Your task – Leave out the pictures and reproduce all of the data exactly.

Source data –
+++
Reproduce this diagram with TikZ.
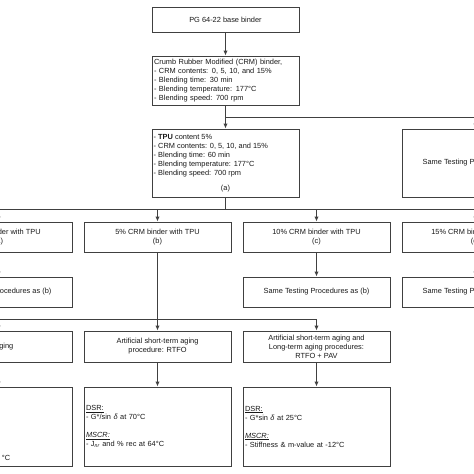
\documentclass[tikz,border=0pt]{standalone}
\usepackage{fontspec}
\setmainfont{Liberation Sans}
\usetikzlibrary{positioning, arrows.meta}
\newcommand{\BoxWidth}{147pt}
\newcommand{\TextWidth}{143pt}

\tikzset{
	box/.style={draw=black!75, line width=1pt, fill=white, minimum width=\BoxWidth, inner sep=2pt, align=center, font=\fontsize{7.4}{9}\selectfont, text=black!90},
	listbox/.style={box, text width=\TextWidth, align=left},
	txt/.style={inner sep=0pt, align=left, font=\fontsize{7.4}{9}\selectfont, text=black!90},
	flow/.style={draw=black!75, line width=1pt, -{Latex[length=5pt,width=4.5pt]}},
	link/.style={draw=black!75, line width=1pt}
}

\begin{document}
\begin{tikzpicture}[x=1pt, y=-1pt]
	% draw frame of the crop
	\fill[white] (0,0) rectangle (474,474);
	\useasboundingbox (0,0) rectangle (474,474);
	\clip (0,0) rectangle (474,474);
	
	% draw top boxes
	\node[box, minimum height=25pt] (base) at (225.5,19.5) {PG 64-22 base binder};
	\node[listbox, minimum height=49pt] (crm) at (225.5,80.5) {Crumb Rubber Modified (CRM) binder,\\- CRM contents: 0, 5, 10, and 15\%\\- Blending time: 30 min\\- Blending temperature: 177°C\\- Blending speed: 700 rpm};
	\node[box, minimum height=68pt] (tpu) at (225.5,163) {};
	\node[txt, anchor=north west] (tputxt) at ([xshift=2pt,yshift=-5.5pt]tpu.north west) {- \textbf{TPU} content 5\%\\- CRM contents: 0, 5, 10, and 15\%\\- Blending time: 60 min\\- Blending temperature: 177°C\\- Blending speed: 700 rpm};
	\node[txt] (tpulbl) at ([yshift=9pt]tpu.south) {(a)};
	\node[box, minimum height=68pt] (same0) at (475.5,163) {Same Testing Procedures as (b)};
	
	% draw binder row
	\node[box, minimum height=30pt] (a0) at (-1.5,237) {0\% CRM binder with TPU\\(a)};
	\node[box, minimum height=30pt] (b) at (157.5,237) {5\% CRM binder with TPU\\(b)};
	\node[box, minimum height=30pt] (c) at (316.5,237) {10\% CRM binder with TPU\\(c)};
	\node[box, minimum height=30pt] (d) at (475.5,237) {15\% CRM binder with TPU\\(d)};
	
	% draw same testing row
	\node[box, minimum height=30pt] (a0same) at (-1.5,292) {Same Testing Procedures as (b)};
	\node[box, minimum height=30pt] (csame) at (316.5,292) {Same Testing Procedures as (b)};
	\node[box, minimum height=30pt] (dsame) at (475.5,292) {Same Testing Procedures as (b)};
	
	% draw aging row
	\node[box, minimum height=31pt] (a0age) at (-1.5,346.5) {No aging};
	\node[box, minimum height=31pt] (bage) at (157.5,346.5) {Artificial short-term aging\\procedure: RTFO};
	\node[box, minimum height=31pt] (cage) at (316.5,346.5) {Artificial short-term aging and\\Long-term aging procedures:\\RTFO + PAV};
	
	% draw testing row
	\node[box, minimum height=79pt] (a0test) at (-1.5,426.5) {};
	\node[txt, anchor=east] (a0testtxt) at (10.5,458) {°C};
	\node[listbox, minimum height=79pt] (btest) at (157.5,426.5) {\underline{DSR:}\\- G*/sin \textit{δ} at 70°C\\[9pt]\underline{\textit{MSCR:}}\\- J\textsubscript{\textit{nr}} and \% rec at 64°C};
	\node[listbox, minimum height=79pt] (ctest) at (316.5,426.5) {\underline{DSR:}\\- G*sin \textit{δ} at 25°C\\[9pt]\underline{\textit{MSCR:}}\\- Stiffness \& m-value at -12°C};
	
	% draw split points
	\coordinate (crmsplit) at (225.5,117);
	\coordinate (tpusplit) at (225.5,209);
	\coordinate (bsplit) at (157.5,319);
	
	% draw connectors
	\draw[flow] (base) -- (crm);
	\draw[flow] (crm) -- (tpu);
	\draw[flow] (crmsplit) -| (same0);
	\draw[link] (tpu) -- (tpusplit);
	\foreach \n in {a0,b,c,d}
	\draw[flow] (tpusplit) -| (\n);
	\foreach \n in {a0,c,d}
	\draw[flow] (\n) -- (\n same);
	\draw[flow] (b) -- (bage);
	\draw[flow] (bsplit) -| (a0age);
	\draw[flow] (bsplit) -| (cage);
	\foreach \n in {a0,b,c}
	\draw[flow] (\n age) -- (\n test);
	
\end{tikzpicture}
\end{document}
+++
Result for this task –
Reproduce this diagram with TikZ.
\documentclass[tikz,border=0pt]{standalone}
\usepackage{fontspec}
\setmainfont{Liberation Sans}
\usetikzlibrary{positioning, arrows.meta}
\newcommand{\BoxWidth}{147pt}
\newcommand{\TextWidth}{143pt}

\tikzset{
	box/.style={draw=black!75, line width=1pt, fill=white, minimum width=\BoxWidth, inner sep=2pt, align=center, font=\fontsize{7.4}{9}\selectfont, text=black!90},
	listbox/.style={box, text width=\TextWidth, align=left},
	txt/.style={inner sep=0pt, align=left, font=\fontsize{7.4}{9}\selectfont, text=black!90},
	flow/.style={draw=black!75, line width=1pt, -{Latex[length=5pt,width=4.5pt]}},
	link/.style={draw=black!75, line width=1pt}
}

\begin{document}
\begin{tikzpicture}[x=1pt, y=-1pt]
	% draw frame of the crop
	\fill[white] (0,0) rectangle (474,474);
	\useasboundingbox (0,0) rectangle (474,474);
	\clip (0,0) rectangle (474,474);
	
	% draw top boxes
	\node[box, minimum height=25pt] (base) at (225.5,19.5) {PG 64-22 base binder};
	\node[listbox, minimum height=49pt] (crm) at (225.5,80.5) {Crumb Rubber Modified (CRM) binder,\\- CRM contents: 0, 5, 10, and 15\%\\- Blending time: 30 min\\- Blending temperature: 177°C\\- Blending speed: 700 rpm};
	\node[box, minimum height=68pt] (tpu) at (225.5,163) {};
	\node[txt, anchor=north west] (tputxt) at ([xshift=2pt,yshift=-5.5pt]tpu.north west) {- \textbf{TPU} content 5\%\\- CRM contents: 0, 5, 10, and 15\%\\- Blending time: 60 min\\- Blending temperature: 177°C\\- Blending speed: 700 rpm};
	\node[txt] (tpulbl) at ([yshift=9pt]tpu.south) {(a)};
	\node[box, minimum height=68pt] (same0) at (475.5,163) {Same Testing Procedures as (b)};
	
	% draw binder row
	\node[box, minimum height=30pt] (a0) at (-1.5,237) {0\% CRM binder with TPU\\(a)};
	\node[box, minimum height=30pt] (b) at (157.5,237) {5\% CRM binder with TPU\\(b)};
	\node[box, minimum height=30pt] (c) at (316.5,237) {10\% CRM binder with TPU\\(c)};
	\node[box, minimum height=30pt] (d) at (475.5,237) {15\% CRM binder with TPU\\(d)};
	
	% draw same testing row
	\node[box, minimum height=30pt] (a0same) at (-1.5,292) {Same Testing Procedures as (b)};
	\node[box, minimum height=30pt] (csame) at (316.5,292) {Same Testing Procedures as (b)};
	\node[box, minimum height=30pt] (dsame) at (475.5,292) {Same Testing Procedures as (b)};
	
	% draw aging row
	\node[box, minimum height=31pt] (a0age) at (-1.5,346.5) {No aging};
	\node[box, minimum height=31pt] (bage) at (157.5,346.5) {Artificial short-term aging\\procedure: RTFO};
	\node[box, minimum height=31pt] (cage) at (316.5,346.5) {Artificial short-term aging and\\Long-term aging procedures:\\RTFO + PAV};
	
	% draw testing row
	\node[box, minimum height=79pt] (a0test) at (-1.5,426.5) {};
	\node[txt, anchor=east] (a0testtxt) at (10.5,458) {°C};
	\node[listbox, minimum height=79pt] (btest) at (157.5,426.5) {\underline{DSR:}\\- G*/sin \textit{δ} at 70°C\\[9pt]\underline{\textit{MSCR:}}\\- J\textsubscript{\textit{nr}} and \% rec at 64°C};
	\node[listbox, minimum height=79pt] (ctest) at (316.5,426.5) {\underline{DSR:}\\- G*sin \textit{δ} at 25°C\\[9pt]\underline{\textit{MSCR:}}\\- Stiffness \& m-value at -12°C};
	
	% draw split points
	\coordinate (crmsplit) at (225.5,117);
	\coordinate (tpusplit) at (225.5,209);
	\coordinate (bsplit) at (157.5,319);
	
	% draw connectors
	\draw[flow] (base) -- (crm);
	\draw[flow] (crm) -- (tpu);
	\draw[flow] (crmsplit) -| (same0);
	\draw[link] (tpu) -- (tpusplit);
	\foreach \n in {a0,b,c,d}
	\draw[flow] (tpusplit) -| (\n);
	\foreach \n in {a0,c,d}
	\draw[flow] (\n) -- (\n same);
	\draw[flow] (b) -- (bage);
	\draw[flow] (bsplit) -| (a0age);
	\draw[flow] (bsplit) -| (cage);
	\foreach \n in {a0,b,c}
	\draw[flow] (\n age) -- (\n test);
	
\end{tikzpicture}
\end{document}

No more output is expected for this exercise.